### Objective
Return the lines that follow, exactly as they appear, from the first through the one containing "const yTicks = [9,18,27,36,45,54,63];"; no pictures are to be included.

### Dataset excerpt
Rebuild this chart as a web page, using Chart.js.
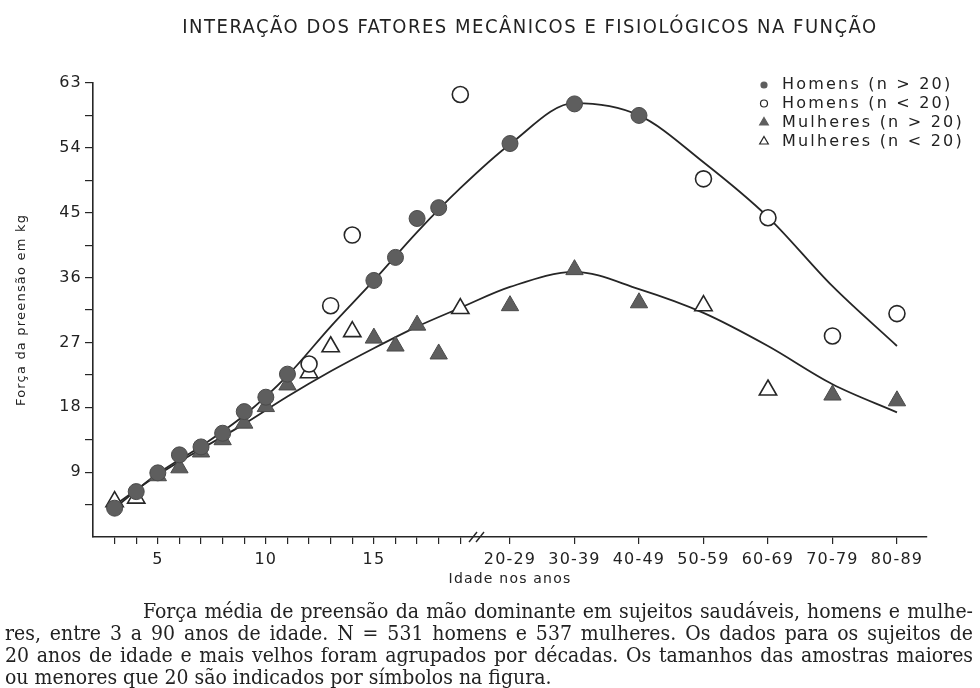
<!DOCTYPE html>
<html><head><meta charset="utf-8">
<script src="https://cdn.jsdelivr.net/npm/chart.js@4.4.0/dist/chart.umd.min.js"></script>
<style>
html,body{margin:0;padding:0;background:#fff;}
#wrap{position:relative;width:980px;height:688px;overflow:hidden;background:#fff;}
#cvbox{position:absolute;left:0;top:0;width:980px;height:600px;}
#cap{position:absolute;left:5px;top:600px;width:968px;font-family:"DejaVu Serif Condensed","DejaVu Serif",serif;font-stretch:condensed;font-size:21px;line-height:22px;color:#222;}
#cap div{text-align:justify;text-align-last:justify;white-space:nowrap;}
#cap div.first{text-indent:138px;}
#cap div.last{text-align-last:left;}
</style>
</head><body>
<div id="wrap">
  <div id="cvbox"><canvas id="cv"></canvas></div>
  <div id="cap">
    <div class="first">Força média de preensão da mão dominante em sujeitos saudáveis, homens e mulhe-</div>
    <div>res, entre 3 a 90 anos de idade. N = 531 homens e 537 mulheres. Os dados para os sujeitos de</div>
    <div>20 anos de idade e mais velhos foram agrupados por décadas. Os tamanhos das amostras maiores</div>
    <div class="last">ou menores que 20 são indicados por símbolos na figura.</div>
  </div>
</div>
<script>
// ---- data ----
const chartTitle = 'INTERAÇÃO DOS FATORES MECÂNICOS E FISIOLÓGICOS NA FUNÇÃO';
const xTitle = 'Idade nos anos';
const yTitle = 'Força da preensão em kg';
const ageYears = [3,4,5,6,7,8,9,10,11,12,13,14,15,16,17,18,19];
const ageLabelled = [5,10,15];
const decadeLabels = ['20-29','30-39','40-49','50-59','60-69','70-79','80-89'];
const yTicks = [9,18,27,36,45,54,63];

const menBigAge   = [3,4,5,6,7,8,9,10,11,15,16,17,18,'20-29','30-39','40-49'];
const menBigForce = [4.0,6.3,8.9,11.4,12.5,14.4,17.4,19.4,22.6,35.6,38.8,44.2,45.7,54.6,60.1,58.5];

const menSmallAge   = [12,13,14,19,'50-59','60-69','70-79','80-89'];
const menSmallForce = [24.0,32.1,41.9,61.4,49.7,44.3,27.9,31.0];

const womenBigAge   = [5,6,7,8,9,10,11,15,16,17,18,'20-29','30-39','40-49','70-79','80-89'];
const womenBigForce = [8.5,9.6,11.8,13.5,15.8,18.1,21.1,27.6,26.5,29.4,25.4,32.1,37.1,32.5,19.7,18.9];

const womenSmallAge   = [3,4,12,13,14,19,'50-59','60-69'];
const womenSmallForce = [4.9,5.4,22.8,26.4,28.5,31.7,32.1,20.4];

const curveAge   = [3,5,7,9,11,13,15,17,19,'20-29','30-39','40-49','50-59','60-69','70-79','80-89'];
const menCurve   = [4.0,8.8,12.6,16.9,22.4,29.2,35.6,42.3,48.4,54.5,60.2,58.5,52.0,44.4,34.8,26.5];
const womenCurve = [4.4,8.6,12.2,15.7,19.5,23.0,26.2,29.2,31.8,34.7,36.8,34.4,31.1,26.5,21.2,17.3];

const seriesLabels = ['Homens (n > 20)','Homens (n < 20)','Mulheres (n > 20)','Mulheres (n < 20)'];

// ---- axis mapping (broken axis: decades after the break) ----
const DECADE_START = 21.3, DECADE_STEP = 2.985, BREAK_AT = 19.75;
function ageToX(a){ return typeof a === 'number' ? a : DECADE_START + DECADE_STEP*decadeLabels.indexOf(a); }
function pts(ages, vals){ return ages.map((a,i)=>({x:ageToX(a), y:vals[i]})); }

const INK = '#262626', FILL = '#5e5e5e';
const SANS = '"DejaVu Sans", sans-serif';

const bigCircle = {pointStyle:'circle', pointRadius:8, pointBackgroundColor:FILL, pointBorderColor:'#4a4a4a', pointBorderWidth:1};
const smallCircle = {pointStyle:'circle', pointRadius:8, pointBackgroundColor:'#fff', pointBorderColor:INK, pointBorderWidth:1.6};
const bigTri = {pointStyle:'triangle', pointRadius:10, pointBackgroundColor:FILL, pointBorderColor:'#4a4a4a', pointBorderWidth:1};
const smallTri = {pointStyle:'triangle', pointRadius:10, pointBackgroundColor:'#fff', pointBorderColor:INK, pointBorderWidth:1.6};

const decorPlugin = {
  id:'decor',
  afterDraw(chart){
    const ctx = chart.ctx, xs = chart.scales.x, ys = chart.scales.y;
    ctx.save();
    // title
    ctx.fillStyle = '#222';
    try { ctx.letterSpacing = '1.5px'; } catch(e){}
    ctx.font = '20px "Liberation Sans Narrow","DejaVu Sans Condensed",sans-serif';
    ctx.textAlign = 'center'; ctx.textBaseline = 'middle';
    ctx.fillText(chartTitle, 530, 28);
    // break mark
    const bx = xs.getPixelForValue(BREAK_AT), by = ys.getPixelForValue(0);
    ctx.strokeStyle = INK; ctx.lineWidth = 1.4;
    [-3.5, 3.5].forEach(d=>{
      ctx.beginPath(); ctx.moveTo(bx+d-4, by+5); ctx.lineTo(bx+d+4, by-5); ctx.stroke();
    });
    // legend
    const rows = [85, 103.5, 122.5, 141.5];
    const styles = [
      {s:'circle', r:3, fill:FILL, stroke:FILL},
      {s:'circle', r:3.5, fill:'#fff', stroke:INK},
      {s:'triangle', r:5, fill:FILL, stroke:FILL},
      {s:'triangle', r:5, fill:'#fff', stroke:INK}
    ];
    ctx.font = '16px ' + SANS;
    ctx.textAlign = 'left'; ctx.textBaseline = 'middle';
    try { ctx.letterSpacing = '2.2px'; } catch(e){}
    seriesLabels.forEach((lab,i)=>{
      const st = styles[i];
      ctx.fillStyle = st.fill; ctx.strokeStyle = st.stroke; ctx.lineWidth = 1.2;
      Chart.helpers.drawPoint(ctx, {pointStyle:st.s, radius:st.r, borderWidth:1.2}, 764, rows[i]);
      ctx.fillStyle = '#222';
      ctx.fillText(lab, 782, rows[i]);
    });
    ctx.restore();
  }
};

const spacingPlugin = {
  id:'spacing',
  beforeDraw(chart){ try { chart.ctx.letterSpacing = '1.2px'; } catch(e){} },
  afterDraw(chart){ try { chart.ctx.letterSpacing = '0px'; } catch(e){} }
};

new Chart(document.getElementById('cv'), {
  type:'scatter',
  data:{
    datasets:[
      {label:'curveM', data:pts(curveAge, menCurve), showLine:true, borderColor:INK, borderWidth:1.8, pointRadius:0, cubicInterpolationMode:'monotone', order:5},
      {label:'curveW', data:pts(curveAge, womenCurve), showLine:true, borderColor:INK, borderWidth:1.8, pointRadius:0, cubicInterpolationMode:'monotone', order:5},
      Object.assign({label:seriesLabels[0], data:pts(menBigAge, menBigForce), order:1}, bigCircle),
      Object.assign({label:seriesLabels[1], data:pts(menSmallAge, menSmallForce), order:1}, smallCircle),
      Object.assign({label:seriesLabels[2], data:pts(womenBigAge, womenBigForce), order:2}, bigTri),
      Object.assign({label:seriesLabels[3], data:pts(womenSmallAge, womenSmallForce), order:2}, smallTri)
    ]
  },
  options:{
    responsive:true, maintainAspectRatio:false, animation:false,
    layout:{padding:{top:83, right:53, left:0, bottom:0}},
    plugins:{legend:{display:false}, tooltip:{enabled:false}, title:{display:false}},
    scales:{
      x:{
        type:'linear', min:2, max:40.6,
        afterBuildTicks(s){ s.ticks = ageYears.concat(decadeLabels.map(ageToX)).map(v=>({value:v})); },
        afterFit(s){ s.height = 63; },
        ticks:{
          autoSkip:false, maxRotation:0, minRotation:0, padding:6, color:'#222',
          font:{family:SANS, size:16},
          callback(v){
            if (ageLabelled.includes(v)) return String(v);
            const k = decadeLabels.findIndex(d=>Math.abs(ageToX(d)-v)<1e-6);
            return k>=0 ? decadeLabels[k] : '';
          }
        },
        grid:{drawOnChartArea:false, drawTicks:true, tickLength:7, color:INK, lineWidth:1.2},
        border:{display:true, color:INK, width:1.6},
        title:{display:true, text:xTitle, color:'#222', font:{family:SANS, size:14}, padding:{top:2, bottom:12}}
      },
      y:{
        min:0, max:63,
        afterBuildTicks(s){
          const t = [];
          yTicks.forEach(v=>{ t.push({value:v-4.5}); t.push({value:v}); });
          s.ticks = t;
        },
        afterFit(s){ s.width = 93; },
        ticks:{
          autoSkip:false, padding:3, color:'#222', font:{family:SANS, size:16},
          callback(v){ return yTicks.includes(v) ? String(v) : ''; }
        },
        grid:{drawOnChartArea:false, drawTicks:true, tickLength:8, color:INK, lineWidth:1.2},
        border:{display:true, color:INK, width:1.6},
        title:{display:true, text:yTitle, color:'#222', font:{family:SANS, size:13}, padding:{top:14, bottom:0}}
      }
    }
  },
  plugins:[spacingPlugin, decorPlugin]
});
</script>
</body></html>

### Output below
Rebuild this chart as a web page, using Chart.js.
<!DOCTYPE html>
<html><head><meta charset="utf-8">
<script src="https://cdn.jsdelivr.net/npm/chart.js@4.4.0/dist/chart.umd.min.js"></script>
<style>
html,body{margin:0;padding:0;background:#fff;}
#wrap{position:relative;width:980px;height:688px;overflow:hidden;background:#fff;}
#cvbox{position:absolute;left:0;top:0;width:980px;height:600px;}
#cap{position:absolute;left:5px;top:600px;width:968px;font-family:"DejaVu Serif Condensed","DejaVu Serif",serif;font-stretch:condensed;font-size:21px;line-height:22px;color:#222;}
#cap div{text-align:justify;text-align-last:justify;white-space:nowrap;}
#cap div.first{text-indent:138px;}
#cap div.last{text-align-last:left;}
</style>
</head><body>
<div id="wrap">
  <div id="cvbox"><canvas id="cv"></canvas></div>
  <div id="cap">
    <div class="first">Força média de preensão da mão dominante em sujeitos saudáveis, homens e mulhe-</div>
    <div>res, entre 3 a 90 anos de idade. N = 531 homens e 537 mulheres. Os dados para os sujeitos de</div>
    <div>20 anos de idade e mais velhos foram agrupados por décadas. Os tamanhos das amostras maiores</div>
    <div class="last">ou menores que 20 são indicados por símbolos na figura.</div>
  </div>
</div>
<script>
// ---- data ----
const chartTitle = 'INTERAÇÃO DOS FATORES MECÂNICOS E FISIOLÓGICOS NA FUNÇÃO';
const xTitle = 'Idade nos anos';
const yTitle = 'Força da preensão em kg';
const ageYears = [3,4,5,6,7,8,9,10,11,12,13,14,15,16,17,18,19];
const ageLabelled = [5,10,15];
const decadeLabels = ['20-29','30-39','40-49','50-59','60-69','70-79','80-89'];
const yTicks = [9,18,27,36,45,54,63];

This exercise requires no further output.